== TASK DIRECTIONS ==
From the first line of the data below, repeat each line exactly until you reach the line with "const fmt = (v: number)"; include that line too.

== DATA ENTRIES ==
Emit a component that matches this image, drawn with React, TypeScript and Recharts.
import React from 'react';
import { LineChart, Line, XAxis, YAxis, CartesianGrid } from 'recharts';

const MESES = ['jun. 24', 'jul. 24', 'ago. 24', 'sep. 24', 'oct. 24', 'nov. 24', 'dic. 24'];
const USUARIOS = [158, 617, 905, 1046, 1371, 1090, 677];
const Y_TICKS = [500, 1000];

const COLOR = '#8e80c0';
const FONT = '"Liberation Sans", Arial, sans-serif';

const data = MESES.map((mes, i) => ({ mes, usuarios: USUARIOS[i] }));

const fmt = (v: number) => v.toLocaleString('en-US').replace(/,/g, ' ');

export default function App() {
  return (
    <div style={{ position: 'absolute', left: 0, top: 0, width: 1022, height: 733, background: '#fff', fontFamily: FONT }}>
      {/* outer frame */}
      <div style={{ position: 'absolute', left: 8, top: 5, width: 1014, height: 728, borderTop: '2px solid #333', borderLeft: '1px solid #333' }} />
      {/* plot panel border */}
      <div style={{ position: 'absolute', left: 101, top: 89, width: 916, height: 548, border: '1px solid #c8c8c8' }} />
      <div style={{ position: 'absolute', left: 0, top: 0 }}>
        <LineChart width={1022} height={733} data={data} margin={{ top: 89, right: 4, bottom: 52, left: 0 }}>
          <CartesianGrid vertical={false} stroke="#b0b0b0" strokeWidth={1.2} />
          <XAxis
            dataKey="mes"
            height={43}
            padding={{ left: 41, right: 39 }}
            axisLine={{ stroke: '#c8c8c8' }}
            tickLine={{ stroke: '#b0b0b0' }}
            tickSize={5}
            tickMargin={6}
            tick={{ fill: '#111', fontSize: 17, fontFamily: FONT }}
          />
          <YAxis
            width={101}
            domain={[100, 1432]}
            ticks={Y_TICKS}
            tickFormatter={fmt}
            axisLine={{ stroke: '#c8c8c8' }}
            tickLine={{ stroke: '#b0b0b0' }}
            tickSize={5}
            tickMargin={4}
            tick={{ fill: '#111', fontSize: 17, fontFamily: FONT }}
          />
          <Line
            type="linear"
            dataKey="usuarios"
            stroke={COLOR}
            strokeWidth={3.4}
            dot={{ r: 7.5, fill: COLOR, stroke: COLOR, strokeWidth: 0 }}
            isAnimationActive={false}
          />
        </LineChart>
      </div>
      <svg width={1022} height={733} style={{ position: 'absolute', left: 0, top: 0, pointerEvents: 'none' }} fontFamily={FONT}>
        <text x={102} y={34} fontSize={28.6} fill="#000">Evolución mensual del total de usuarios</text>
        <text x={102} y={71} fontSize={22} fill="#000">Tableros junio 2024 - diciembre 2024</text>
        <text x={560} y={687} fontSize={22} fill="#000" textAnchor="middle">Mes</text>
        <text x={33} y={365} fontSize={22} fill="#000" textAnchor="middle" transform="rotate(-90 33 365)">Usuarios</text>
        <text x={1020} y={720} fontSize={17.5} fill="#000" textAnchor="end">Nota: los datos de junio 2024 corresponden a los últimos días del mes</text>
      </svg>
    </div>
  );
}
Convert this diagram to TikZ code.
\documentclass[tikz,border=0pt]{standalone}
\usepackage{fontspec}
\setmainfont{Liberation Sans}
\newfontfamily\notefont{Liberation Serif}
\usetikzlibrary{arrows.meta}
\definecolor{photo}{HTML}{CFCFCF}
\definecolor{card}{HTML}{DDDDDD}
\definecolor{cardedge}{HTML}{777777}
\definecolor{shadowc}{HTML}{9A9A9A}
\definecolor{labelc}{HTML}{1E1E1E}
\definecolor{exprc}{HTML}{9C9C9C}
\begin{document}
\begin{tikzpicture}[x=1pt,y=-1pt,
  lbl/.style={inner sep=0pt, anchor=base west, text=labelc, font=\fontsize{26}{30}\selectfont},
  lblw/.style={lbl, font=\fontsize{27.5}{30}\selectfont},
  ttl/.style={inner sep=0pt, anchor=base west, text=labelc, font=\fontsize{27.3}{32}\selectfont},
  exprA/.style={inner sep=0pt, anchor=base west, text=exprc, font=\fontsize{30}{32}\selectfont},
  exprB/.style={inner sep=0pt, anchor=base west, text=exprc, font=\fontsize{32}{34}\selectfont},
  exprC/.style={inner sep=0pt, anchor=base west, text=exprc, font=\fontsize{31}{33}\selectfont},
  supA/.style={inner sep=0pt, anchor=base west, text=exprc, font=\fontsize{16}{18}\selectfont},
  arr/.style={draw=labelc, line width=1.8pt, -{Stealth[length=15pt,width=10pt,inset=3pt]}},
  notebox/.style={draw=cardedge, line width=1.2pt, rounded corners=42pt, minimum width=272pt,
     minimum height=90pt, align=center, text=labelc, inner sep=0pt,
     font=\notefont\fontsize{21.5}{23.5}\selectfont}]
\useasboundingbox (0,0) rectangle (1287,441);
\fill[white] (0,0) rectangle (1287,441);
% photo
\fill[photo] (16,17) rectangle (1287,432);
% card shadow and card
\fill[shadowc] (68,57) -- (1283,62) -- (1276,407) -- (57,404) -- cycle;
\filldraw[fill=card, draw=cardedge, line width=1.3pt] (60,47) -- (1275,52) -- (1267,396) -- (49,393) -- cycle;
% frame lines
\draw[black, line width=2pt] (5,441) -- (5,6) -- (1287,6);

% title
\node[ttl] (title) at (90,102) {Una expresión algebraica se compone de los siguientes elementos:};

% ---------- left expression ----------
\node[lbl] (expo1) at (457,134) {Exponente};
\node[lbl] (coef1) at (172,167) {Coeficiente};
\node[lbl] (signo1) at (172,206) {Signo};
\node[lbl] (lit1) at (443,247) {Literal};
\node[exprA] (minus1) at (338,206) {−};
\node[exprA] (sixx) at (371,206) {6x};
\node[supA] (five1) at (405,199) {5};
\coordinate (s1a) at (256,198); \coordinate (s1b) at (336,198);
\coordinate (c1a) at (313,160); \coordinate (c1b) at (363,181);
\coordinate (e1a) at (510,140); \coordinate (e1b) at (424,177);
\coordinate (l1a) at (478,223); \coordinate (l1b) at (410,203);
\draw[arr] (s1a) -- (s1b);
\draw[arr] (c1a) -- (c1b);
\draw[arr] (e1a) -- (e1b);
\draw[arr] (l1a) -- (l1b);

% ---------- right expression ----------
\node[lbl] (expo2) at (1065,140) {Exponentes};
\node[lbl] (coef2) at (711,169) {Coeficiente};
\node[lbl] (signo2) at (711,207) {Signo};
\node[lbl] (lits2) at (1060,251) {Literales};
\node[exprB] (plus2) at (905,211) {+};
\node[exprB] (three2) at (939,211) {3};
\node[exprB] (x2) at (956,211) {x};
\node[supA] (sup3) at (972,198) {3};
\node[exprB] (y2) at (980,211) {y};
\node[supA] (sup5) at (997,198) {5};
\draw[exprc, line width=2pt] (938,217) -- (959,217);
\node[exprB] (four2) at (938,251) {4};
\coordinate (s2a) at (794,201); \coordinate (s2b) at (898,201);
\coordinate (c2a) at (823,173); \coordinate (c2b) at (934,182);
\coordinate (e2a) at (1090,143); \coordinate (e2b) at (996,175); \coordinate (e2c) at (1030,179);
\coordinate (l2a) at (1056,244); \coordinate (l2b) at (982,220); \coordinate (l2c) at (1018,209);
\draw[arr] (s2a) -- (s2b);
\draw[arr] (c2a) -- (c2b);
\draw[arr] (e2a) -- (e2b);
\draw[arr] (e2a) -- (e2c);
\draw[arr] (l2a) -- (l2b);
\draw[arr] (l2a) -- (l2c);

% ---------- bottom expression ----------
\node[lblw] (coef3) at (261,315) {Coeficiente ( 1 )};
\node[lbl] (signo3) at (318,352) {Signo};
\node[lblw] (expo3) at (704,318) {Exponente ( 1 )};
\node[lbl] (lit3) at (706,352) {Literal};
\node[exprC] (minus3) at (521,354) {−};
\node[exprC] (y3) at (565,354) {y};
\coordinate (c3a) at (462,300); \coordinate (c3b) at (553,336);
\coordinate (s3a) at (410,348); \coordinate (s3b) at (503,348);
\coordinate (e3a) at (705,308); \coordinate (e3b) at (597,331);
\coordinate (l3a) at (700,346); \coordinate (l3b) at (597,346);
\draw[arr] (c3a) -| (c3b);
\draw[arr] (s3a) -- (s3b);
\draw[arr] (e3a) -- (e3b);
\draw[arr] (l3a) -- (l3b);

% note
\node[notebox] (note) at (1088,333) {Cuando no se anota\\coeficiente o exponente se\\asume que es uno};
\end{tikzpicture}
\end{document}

== RESPONSE TO THIS TASK ==
Emit a component that matches this image, drawn with React, TypeScript and Recharts.
import React from 'react';
import { LineChart, Line, XAxis, YAxis, CartesianGrid } from 'recharts';

const MESES = ['jun. 24', 'jul. 24', 'ago. 24', 'sep. 24', 'oct. 24', 'nov. 24', 'dic. 24'];
const USUARIOS = [158, 617, 905, 1046, 1371, 1090, 677];
const Y_TICKS = [500, 1000];

const COLOR = '#8e80c0';
const FONT = '"Liberation Sans", Arial, sans-serif';

const data = MESES.map((mes, i) => ({ mes, usuarios: USUARIOS[i] }));

const fmt = (v: number) => v.toLocaleString('en-US').replace(/,/g, ' ');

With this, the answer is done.